What you need to do — All of the data should be output character for character, except the pictures.

Start of Given data

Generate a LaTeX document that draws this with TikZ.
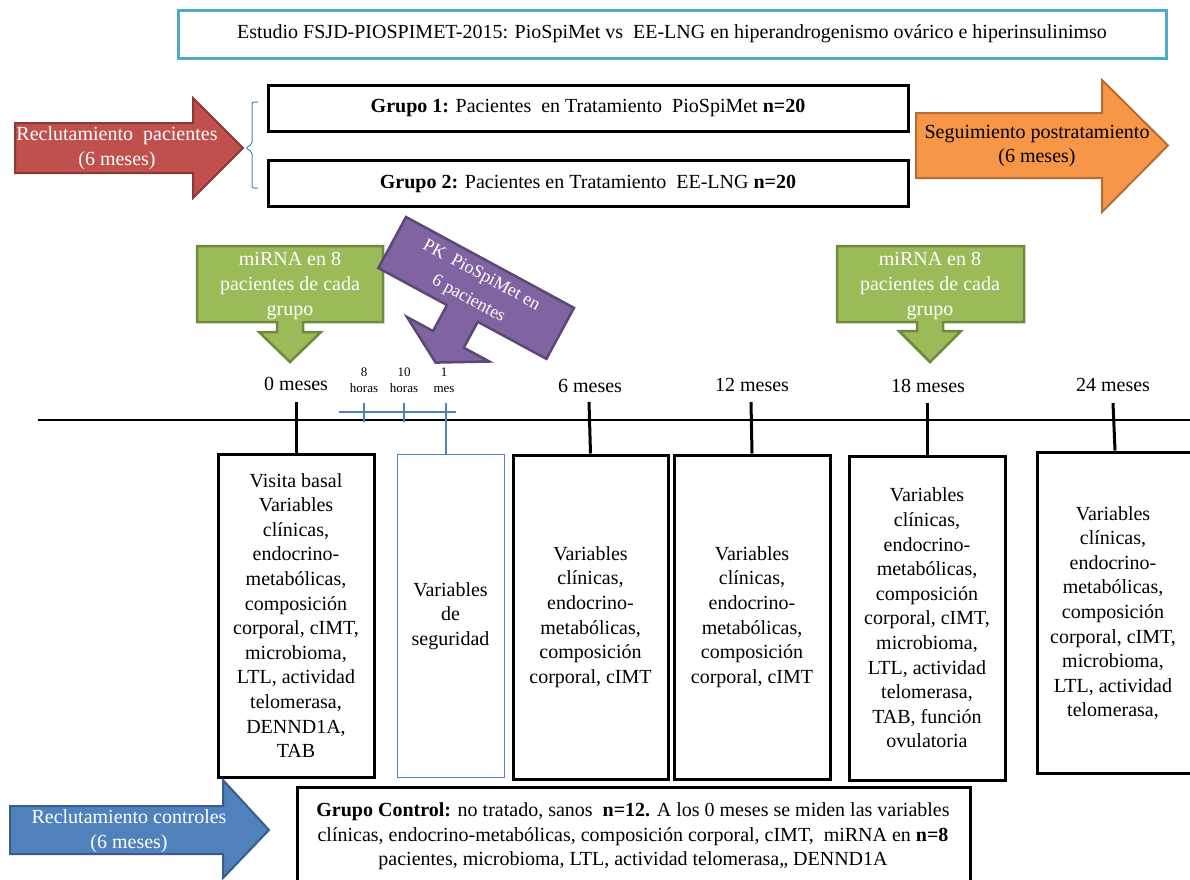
\documentclass[tikz,border=0pt]{standalone}
\usepackage{fontspec}
\setmainfont{Liberation Serif}
\definecolor{cTeal}{HTML}{4BACC6}
\definecolor{cRed}{HTML}{C0504D}
\definecolor{cRedD}{HTML}{8C3836}
\definecolor{cOra}{HTML}{F79646}
\definecolor{cOraD}{HTML}{B66D31}
\definecolor{cGre}{HTML}{9BBB59}
\definecolor{cGreD}{HTML}{71893F}
\definecolor{cPur}{HTML}{8064A2}
\definecolor{cPurD}{HTML}{5C4776}
\definecolor{cBlu}{HTML}{4F81BD}
\definecolor{cBluD}{HTML}{385D8A}
\begin{document}
\begin{tikzpicture}[x=1pt,y=-1pt,
  every node/.style={inner sep=0pt, align=center, font=\fontsize{20}{24.6}\selectfont},
  bigarrow/.style={line width=2pt, line join=miter},
  callout/.style={fill=cGre, draw=cGreD, line width=2.5pt, line join=miter},
  varbox/.style={draw=black, line width=3pt, fill=white},
  tick/.style={line width=3pt},
  scaletick/.style={draw=cBlu, line width=1.5pt},
  small/.style={font=\fontsize{13}{16}\selectfont},
  lbl/.style={font=\fontsize{20}{24}\selectfont}]
\useasboundingbox (0,0) rectangle (1190,879);
\clip (0,0) rectangle (1190,879);

% title
\node[draw=cTeal, line width=3pt, minimum width=988pt, minimum height=48pt,
  font=\fontsize{20}{22}\selectfont] (title) at (672,34)
  {Estudio FSJD-PIOSPIMET-2015: PioSpiMet vs\ \ EE-LNG en hiperandrogenismo\ ovárico e hiperinsulinimso};

% red recruitment arrow
\draw[bigarrow, fill=cRed, draw=cRedD] (15,123) -- (193,123) -- (193,98) -- (243,148) -- (193,198) -- (193,173) -- (15,173) -- cycle;
\node[white] (recl) at (117,148) {Reclutamiento\ \ pacientes\\(6 meses)};

% brace
\coordinate (brtip) at (246,148);
\draw[cBlu, line width=1pt, rounded corners=2pt] (258,102) -- (252,102) -- (252,144) -- (brtip) -- (252,152) -- (252,188) -- (258,188);

% groups
\node[draw, line width=3pt, minimum width=640pt, minimum height=46pt, font=\fontsize{20}{22}\selectfont] (g1) at (588,108)
  {\textbf{Grupo 1:} Pacientes\ \ en Tratamiento\ \ PioSpiMet \textbf{n=20}};
\node[draw, line width=3pt, minimum width=640pt, minimum height=46pt, font=\fontsize{20}{22}\selectfont] (g2) at (588,183.5)
  {\textbf{Grupo 2:} Pacientes en Tratamiento\ \ EE-LNG \textbf{n=20}};

% orange follow-up arrow
\draw[bigarrow, fill=cOra, draw=cOraD] (916,113) -- (1102,113) -- (1102,80) -- (1168,145.5) -- (1102,212) -- (1102,178) -- (916,178) -- cycle;
\node (seg) at (1037,146) {Seguimiento postratamiento\\(6 meses)};

% green callouts
\draw[callout] (197,246) -- (383,246) -- (383,322) -- (303,322) -- (303,332) -- (321,332) -- (290,362) -- (259,332) -- (277,332) -- (277,322) -- (197,322) -- cycle;
\node[white] (mi1) at (290,286) {miRNA en 8\\pacientes de cada\\grupo};
\draw[callout] (837,246) -- (1024,246) -- (1024,322) -- (943,322) -- (943,331) -- (961,331) -- (930,362) -- (899,331) -- (917,331) -- (917,322) -- (837,322) -- cycle;
\node[white] (mi2) at (930,286) {miRNA en 8\\pacientes de cada\\grupo};

% purple rotated callout
\begin{scope}[shift={(406,217)}, rotate=-28.4]
\draw[fill=cPur, draw=cPurD, line width=2.5pt, line join=miter] (0,0) -- (191,0) -- (191,58) -- (113,58) -- (113,87.5) -- (142,87.5) -- (95.25,114) -- (48.5,87.5) -- (78,87.5) -- (78,58) -- (0,58) -- cycle;
\node[white, transform shape, font=\fontsize{18}{27}\selectfont] (pk) at (94,29.5) {PK\ \ PioSpiMet en\\6 pacientes};
\end{scope}

% time labels
\node[lbl] (m0) at (296,384) {0 meses};
\node[lbl] (m6) at (590,386) {6 meses};
\node[lbl] (m12) at (752,385) {12 meses};
\node[lbl] (m18) at (928,386) {18 meses};
\node[lbl] (m24) at (1113,385) {24 meses};
\node[small] (h8) at (364,380) {8\\horas};
\node[small] (h10) at (404,380) {10\\horas};
\node[small] (h1m) at (444,380) {1\\mes};

% timeline
\coordinate (tlL) at (38,420);
\coordinate (tlR) at (1192,420);
\draw[line width=2.2pt] (tlL) -- (tlR);

% boxes
\node[varbox, minimum width=156pt, minimum height=323pt] (b0) at (296,615.5)
  {Visita basal\\Variables\\clínicas,\\endocrino-\\metabólicas,\\composición\\corporal, cIMT,\\microbioma,\\LTL, actividad\\telomerasa,\\DENND1A,\\TAB};
\node[draw=cBlu, line width=1pt, minimum width=107pt, minimum height=323pt] (bs) at (450.5,616)
  {Variables\\de\\seguridad};
\node[varbox, minimum width=155pt, minimum height=324pt] (b6) at (590.5,617)
  {Variables\\clínicas,\\endocrino-\\metabólicas,\\composición\\corporal, cIMT};
\node[varbox, minimum width=156pt, minimum height=324pt] (b12) at (752,617)
  {Variables\\clínicas,\\endocrino-\\metabólicas,\\composición\\corporal, cIMT};
\node[varbox, minimum width=156pt, minimum height=324pt] (b18) at (927,618)
  {Variables\\clínicas,\\endocrino-\\metabólicas,\\composición\\corporal, cIMT,\\microbioma,\\LTL, actividad\\telomerasa,\\TAB, función\\ovulatoria};
\node[varbox, minimum width=156pt, minimum height=321pt] (b24) at (1115,612.5) {};
\node (b24t) at (1113,613)
  {Variables\\clínicas,\\endocrino-\\metabólicas,\\composición\\corporal, cIMT,\\microbioma,\\LTL, actividad\\telomerasa,};

% ticks
\coordinate (t0) at (296,402);
\coordinate (t6) at (589,402);
\coordinate (t12) at (751,402);
\coordinate (t18) at (927,403);
\coordinate (t24) at (1113,403);
\draw[tick] (t0) -- (b0.north);
\draw[tick] (t6) -- (b6.north);
\draw[tick] (t12) -- (b12.north);
\draw[tick] (t18) -- (b18.north);
\draw[tick] (t24) -- (b24.north);

% small scale
\coordinate (sL) at (339,412);
\coordinate (sR) at (456,412);
\coordinate (s8a) at (364,403);
\coordinate (s8b) at (364,422);
\coordinate (s10a) at (404,403);
\coordinate (s10b) at (404,422);
\coordinate (s1a) at (446,403);
\draw[scaletick] (sL) -- (sR);
\draw[scaletick] (s8a) -- (s8b);
\draw[scaletick] (s10a) -- (s10b);
\draw[scaletick] (s1a) -- (bs.north -| s1a);

% blue control arrow
\draw[bigarrow, fill=cBlu, draw=cBluD] (10,806) -- (223,806) -- (223,780) -- (269,830) -- (223,878) -- (223,854) -- (10,854) -- cycle;
\node[white] (rc) at (129,831) {Reclutamiento controles\\(6 meses)};

% control group box
\node[draw, line width=3pt, fill=white, minimum width=673pt, minimum height=120pt] (ctrl) at (633.5,847) {};
\node (ctrlt) at (633,836.5)
  {\textbf{Grupo Control:} no tratado, sanos\ \ \textbf{n=12.} A los 0 meses se miden las variables\\
   clínicas, endocrino-metabólicas,\ composición\ corporal, cIMT,\ \ miRNA en \textbf{n=8}\\
   pacientes, microbioma,\ LTL,\ actividad telomerasa,,\ DENND1A};
\end{tikzpicture}
\end{document}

End of Given data

Expected answer —
Generate a LaTeX document that draws this with TikZ.
\documentclass[tikz,border=0pt]{standalone}
\usepackage{fontspec}
\setmainfont{Liberation Serif}
\definecolor{cTeal}{HTML}{4BACC6}
\definecolor{cRed}{HTML}{C0504D}
\definecolor{cRedD}{HTML}{8C3836}
\definecolor{cOra}{HTML}{F79646}
\definecolor{cOraD}{HTML}{B66D31}
\definecolor{cGre}{HTML}{9BBB59}
\definecolor{cGreD}{HTML}{71893F}
\definecolor{cPur}{HTML}{8064A2}
\definecolor{cPurD}{HTML}{5C4776}
\definecolor{cBlu}{HTML}{4F81BD}
\definecolor{cBluD}{HTML}{385D8A}
\begin{document}
\begin{tikzpicture}[x=1pt,y=-1pt,
  every node/.style={inner sep=0pt, align=center, font=\fontsize{20}{24.6}\selectfont},
  bigarrow/.style={line width=2pt, line join=miter},
  callout/.style={fill=cGre, draw=cGreD, line width=2.5pt, line join=miter},
  varbox/.style={draw=black, line width=3pt, fill=white},
  tick/.style={line width=3pt},
  scaletick/.style={draw=cBlu, line width=1.5pt},
  small/.style={font=\fontsize{13}{16}\selectfont},
  lbl/.style={font=\fontsize{20}{24}\selectfont}]
\useasboundingbox (0,0) rectangle (1190,879);
\clip (0,0) rectangle (1190,879);

% title
\node[draw=cTeal, line width=3pt, minimum width=988pt, minimum height=48pt,
  font=\fontsize{20}{22}\selectfont] (title) at (672,34)
  {Estudio FSJD-PIOSPIMET-2015: PioSpiMet vs\ \ EE-LNG en hiperandrogenismo\ ovárico e hiperinsulinimso};

% red recruitment arrow
\draw[bigarrow, fill=cRed, draw=cRedD] (15,123) -- (193,123) -- (193,98) -- (243,148) -- (193,198) -- (193,173) -- (15,173) -- cycle;
\node[white] (recl) at (117,148) {Reclutamiento\ \ pacientes\\(6 meses)};

% brace
\coordinate (brtip) at (246,148);
\draw[cBlu, line width=1pt, rounded corners=2pt] (258,102) -- (252,102) -- (252,144) -- (brtip) -- (252,152) -- (252,188) -- (258,188);

% groups
\node[draw, line width=3pt, minimum width=640pt, minimum height=46pt, font=\fontsize{20}{22}\selectfont] (g1) at (588,108)
  {\textbf{Grupo 1:} Pacientes\ \ en Tratamiento\ \ PioSpiMet \textbf{n=20}};
\node[draw, line width=3pt, minimum width=640pt, minimum height=46pt, font=\fontsize{20}{22}\selectfont] (g2) at (588,183.5)
  {\textbf{Grupo 2:} Pacientes en Tratamiento\ \ EE-LNG \textbf{n=20}};

% orange follow-up arrow
\draw[bigarrow, fill=cOra, draw=cOraD] (916,113) -- (1102,113) -- (1102,80) -- (1168,145.5) -- (1102,212) -- (1102,178) -- (916,178) -- cycle;
\node (seg) at (1037,146) {Seguimiento postratamiento\\(6 meses)};

% green callouts
\draw[callout] (197,246) -- (383,246) -- (383,322) -- (303,322) -- (303,332) -- (321,332) -- (290,362) -- (259,332) -- (277,332) -- (277,322) -- (197,322) -- cycle;
\node[white] (mi1) at (290,286) {miRNA en 8\\pacientes de cada\\grupo};
\draw[callout] (837,246) -- (1024,246) -- (1024,322) -- (943,322) -- (943,331) -- (961,331) -- (930,362) -- (899,331) -- (917,331) -- (917,322) -- (837,322) -- cycle;
\node[white] (mi2) at (930,286) {miRNA en 8\\pacientes de cada\\grupo};

% purple rotated callout
\begin{scope}[shift={(406,217)}, rotate=-28.4]
\draw[fill=cPur, draw=cPurD, line width=2.5pt, line join=miter] (0,0) -- (191,0) -- (191,58) -- (113,58) -- (113,87.5) -- (142,87.5) -- (95.25,114) -- (48.5,87.5) -- (78,87.5) -- (78,58) -- (0,58) -- cycle;
\node[white, transform shape, font=\fontsize{18}{27}\selectfont] (pk) at (94,29.5) {PK\ \ PioSpiMet en\\6 pacientes};
\end{scope}

% time labels
\node[lbl] (m0) at (296,384) {0 meses};
\node[lbl] (m6) at (590,386) {6 meses};
\node[lbl] (m12) at (752,385) {12 meses};
\node[lbl] (m18) at (928,386) {18 meses};
\node[lbl] (m24) at (1113,385) {24 meses};
\node[small] (h8) at (364,380) {8\\horas};
\node[small] (h10) at (404,380) {10\\horas};
\node[small] (h1m) at (444,380) {1\\mes};

% timeline
\coordinate (tlL) at (38,420);
\coordinate (tlR) at (1192,420);
\draw[line width=2.2pt] (tlL) -- (tlR);

% boxes
\node[varbox, minimum width=156pt, minimum height=323pt] (b0) at (296,615.5)
  {Visita basal\\Variables\\clínicas,\\endocrino-\\metabólicas,\\composición\\corporal, cIMT,\\microbioma,\\LTL, actividad\\telomerasa,\\DENND1A,\\TAB};
\node[draw=cBlu, line width=1pt, minimum width=107pt, minimum height=323pt] (bs) at (450.5,616)
  {Variables\\de\\seguridad};
\node[varbox, minimum width=155pt, minimum height=324pt] (b6) at (590.5,617)
  {Variables\\clínicas,\\endocrino-\\metabólicas,\\composición\\corporal, cIMT};
\node[varbox, minimum width=156pt, minimum height=324pt] (b12) at (752,617)
  {Variables\\clínicas,\\endocrino-\\metabólicas,\\composición\\corporal, cIMT};
\node[varbox, minimum width=156pt, minimum height=324pt] (b18) at (927,618)
  {Variables\\clínicas,\\endocrino-\\metabólicas,\\composición\\corporal, cIMT,\\microbioma,\\LTL, actividad\\telomerasa,\\TAB, función\\ovulatoria};
\node[varbox, minimum width=156pt, minimum height=321pt] (b24) at (1115,612.5) {};
\node (b24t) at (1113,613)
  {Variables\\clínicas,\\endocrino-\\metabólicas,\\composición\\corporal, cIMT,\\microbioma,\\LTL, actividad\\telomerasa,};

% ticks
\coordinate (t0) at (296,402);
\coordinate (t6) at (589,402);
\coordinate (t12) at (751,402);
\coordinate (t18) at (927,403);
\coordinate (t24) at (1113,403);
\draw[tick] (t0) -- (b0.north);
\draw[tick] (t6) -- (b6.north);
\draw[tick] (t12) -- (b12.north);
\draw[tick] (t18) -- (b18.north);
\draw[tick] (t24) -- (b24.north);

% small scale
\coordinate (sL) at (339,412);
\coordinate (sR) at (456,412);
\coordinate (s8a) at (364,403);
\coordinate (s8b) at (364,422);
\coordinate (s10a) at (404,403);
\coordinate (s10b) at (404,422);
\coordinate (s1a) at (446,403);
\draw[scaletick] (sL) -- (sR);
\draw[scaletick] (s8a) -- (s8b);
\draw[scaletick] (s10a) -- (s10b);
\draw[scaletick] (s1a) -- (bs.north -| s1a);

% blue control arrow
\draw[bigarrow, fill=cBlu, draw=cBluD] (10,806) -- (223,806) -- (223,780) -- (269,830) -- (223,878) -- (223,854) -- (10,854) -- cycle;
\node[white] (rc) at (129,831) {Reclutamiento controles\\(6 meses)};

% control group box
\node[draw, line width=3pt, fill=white, minimum width=673pt, minimum height=120pt] (ctrl) at (633.5,847) {};
\node (ctrlt) at (633,836.5)
  {\textbf{Grupo Control:} no tratado, sanos\ \ \textbf{n=12.} A los 0 meses se miden las variables\\
   clínicas, endocrino-metabólicas,\ composición\ corporal, cIMT,\ \ miRNA en \textbf{n=8}\\
   pacientes, microbioma,\ LTL,\ actividad telomerasa,,\ DENND1A};
\end{tikzpicture}
\end{document}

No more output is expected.